### Set task
Could the lines from the start of the data through the line with "import pandas as pd" be set down exactly, with no pictures among them?

begin Exercise materials

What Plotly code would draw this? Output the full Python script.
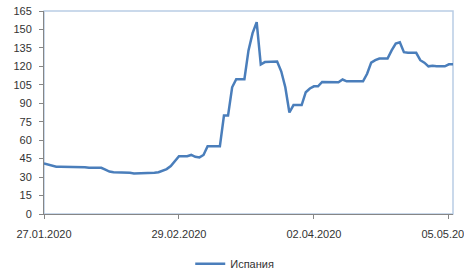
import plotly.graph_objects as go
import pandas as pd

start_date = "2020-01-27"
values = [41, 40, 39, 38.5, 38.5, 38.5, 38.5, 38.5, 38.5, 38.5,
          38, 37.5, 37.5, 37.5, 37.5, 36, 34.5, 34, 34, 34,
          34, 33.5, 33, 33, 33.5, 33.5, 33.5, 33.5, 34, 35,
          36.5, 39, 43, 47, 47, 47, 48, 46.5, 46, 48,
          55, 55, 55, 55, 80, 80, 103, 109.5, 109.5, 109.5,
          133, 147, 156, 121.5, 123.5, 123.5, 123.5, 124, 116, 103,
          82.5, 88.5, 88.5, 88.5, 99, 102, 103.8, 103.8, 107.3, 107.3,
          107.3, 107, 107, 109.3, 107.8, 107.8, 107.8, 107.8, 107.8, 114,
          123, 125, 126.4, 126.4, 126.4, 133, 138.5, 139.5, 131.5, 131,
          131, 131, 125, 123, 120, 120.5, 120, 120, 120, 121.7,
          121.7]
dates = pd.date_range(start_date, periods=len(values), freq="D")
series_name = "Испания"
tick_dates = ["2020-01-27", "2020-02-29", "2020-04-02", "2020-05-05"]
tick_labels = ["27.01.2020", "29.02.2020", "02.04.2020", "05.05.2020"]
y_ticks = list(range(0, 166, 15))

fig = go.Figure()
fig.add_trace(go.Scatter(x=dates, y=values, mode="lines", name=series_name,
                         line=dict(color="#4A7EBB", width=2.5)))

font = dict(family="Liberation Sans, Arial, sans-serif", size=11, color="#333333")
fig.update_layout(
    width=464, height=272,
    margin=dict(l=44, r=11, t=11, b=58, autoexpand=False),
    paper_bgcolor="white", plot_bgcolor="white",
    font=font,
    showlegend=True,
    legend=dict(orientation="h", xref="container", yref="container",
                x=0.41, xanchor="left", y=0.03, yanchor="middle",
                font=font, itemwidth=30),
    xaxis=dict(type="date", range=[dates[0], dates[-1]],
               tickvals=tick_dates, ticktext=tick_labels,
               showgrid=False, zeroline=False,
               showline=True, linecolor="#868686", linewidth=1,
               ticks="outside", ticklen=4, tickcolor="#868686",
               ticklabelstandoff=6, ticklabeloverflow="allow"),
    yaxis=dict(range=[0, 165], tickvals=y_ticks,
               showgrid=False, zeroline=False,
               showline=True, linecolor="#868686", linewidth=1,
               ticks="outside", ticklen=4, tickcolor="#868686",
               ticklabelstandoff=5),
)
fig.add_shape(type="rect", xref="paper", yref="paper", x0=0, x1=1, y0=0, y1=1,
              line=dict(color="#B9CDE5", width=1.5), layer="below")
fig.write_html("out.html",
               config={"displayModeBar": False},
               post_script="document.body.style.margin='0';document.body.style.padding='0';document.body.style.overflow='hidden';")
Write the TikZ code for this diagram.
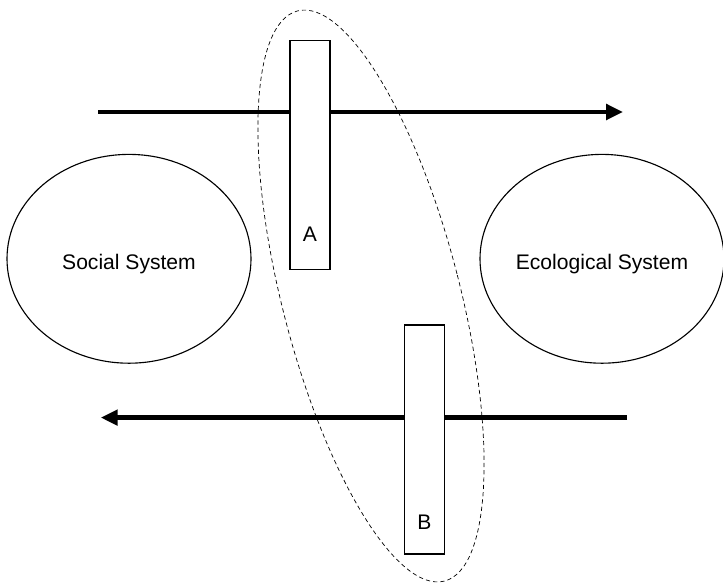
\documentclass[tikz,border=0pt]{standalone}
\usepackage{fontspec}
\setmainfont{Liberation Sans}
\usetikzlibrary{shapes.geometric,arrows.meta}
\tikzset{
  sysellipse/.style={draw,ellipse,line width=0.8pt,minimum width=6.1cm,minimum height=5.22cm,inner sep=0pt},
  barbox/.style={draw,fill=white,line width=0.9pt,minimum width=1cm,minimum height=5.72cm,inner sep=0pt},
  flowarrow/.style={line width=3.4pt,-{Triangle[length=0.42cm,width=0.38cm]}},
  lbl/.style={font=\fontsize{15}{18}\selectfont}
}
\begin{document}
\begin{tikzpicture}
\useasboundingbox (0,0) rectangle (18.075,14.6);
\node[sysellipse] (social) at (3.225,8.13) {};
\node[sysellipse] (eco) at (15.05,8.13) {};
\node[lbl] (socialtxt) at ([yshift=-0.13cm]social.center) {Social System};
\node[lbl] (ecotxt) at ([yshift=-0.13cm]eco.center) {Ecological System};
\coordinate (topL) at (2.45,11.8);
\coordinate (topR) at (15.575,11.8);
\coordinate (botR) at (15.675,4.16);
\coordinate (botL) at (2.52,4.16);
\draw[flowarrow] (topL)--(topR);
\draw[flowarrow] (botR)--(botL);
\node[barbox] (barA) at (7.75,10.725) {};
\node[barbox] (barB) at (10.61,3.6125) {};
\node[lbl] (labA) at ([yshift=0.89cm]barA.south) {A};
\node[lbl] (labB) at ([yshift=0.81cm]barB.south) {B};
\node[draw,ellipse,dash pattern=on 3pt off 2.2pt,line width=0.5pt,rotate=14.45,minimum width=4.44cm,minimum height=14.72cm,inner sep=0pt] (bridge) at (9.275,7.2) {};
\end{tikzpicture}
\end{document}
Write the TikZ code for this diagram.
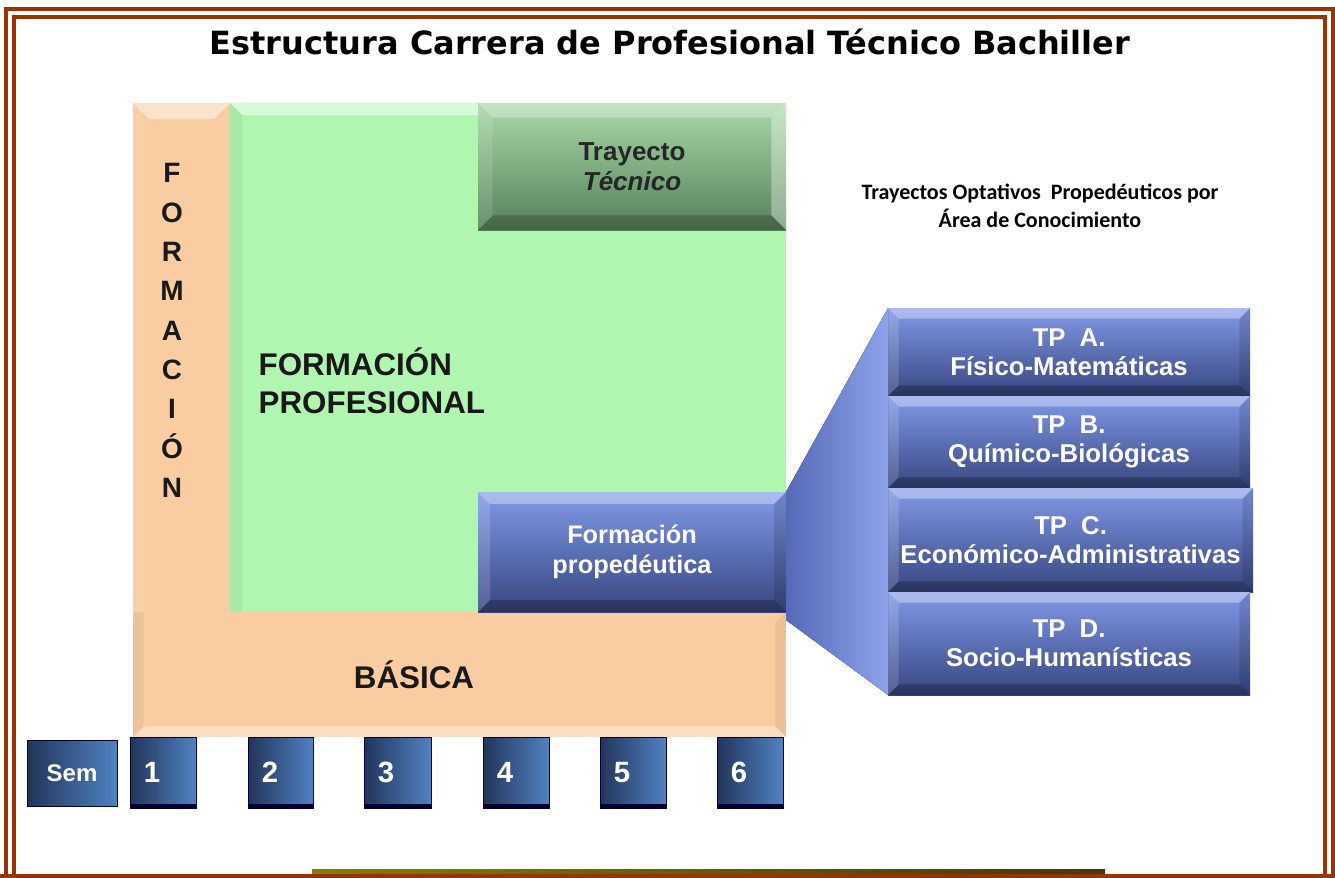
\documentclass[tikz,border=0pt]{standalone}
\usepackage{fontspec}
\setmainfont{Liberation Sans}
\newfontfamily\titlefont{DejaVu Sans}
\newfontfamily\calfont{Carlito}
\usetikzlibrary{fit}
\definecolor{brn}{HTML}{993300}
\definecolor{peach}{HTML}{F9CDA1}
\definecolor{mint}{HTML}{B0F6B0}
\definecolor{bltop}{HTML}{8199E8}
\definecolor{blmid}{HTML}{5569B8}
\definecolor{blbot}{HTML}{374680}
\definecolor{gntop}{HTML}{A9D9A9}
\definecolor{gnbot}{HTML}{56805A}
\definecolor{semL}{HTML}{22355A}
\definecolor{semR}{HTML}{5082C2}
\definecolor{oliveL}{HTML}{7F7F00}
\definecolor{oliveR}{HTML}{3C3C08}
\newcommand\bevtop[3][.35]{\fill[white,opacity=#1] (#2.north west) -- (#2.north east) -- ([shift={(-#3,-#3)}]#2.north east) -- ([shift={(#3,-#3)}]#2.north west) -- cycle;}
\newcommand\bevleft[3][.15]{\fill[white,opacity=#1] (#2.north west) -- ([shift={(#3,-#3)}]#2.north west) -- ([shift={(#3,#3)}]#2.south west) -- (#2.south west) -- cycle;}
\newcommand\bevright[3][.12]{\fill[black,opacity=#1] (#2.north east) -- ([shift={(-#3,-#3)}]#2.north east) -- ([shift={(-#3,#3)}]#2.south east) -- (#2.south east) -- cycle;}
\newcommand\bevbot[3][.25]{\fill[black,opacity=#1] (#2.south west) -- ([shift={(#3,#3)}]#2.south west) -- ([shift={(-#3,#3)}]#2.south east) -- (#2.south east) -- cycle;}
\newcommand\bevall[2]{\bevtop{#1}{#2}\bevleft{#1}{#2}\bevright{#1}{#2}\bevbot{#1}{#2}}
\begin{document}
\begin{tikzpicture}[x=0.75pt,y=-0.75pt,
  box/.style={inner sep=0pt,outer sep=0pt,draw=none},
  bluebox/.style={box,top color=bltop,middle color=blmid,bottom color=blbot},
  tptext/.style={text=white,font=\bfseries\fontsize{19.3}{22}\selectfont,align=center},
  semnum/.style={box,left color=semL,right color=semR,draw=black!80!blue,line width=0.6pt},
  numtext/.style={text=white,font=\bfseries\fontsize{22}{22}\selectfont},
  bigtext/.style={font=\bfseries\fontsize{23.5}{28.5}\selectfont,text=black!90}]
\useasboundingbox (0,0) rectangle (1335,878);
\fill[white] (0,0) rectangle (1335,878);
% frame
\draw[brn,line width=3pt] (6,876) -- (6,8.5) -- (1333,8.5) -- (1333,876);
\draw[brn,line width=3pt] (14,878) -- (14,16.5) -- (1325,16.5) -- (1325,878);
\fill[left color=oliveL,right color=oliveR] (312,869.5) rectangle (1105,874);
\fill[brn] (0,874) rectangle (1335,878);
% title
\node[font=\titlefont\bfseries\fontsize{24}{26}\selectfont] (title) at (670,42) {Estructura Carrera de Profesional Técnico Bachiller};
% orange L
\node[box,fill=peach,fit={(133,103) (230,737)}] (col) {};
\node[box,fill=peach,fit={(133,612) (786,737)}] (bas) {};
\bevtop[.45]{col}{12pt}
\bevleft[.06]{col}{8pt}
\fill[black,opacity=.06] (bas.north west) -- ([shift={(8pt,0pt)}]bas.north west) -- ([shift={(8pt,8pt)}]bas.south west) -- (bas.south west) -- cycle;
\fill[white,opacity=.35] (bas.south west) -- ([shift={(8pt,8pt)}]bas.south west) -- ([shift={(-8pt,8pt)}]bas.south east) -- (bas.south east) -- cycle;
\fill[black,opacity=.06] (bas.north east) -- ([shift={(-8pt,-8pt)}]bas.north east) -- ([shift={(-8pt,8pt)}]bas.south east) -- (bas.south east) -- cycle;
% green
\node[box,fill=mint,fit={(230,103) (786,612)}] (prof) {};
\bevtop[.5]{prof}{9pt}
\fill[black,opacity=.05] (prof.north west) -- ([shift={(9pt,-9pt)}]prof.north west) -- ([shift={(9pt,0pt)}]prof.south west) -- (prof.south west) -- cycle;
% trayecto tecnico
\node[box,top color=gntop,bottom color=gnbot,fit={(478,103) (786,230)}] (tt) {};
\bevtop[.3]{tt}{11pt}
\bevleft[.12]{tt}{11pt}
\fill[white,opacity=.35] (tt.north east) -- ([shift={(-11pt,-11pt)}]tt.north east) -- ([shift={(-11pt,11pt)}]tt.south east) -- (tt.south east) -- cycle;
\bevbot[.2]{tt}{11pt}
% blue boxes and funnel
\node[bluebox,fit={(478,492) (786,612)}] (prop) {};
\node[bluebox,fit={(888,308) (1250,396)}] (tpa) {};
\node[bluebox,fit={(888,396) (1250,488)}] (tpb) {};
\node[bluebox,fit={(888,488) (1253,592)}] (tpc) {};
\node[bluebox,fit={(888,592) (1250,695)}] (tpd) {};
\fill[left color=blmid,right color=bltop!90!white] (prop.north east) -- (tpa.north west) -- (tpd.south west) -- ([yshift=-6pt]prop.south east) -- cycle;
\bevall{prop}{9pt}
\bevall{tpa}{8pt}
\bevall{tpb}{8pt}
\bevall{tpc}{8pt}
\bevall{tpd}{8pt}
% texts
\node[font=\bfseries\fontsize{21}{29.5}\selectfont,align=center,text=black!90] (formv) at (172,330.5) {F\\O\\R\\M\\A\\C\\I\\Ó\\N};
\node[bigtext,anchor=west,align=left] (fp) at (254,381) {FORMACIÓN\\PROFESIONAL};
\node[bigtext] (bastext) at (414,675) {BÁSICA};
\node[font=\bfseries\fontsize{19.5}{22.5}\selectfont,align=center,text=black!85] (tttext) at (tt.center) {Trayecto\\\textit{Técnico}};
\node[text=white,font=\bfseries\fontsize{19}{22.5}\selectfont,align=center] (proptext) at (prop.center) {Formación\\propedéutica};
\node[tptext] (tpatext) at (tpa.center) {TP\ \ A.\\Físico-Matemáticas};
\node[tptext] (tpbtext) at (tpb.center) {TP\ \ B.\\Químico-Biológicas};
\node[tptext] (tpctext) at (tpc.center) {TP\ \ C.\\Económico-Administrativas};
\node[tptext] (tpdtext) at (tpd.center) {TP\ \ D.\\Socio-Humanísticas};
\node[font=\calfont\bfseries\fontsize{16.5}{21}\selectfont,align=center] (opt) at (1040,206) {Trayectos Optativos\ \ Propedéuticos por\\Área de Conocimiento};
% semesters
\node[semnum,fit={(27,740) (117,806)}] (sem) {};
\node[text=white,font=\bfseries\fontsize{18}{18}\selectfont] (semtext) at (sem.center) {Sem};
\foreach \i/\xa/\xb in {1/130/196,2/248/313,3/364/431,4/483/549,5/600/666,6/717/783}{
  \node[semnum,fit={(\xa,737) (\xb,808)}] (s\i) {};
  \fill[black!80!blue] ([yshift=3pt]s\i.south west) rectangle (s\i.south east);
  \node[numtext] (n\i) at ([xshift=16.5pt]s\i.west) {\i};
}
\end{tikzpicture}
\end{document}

end Exercise materials

### Output of the exercise
What Plotly code would draw this? Output the full Python script.
import plotly.graph_objects as go
import pandas as pd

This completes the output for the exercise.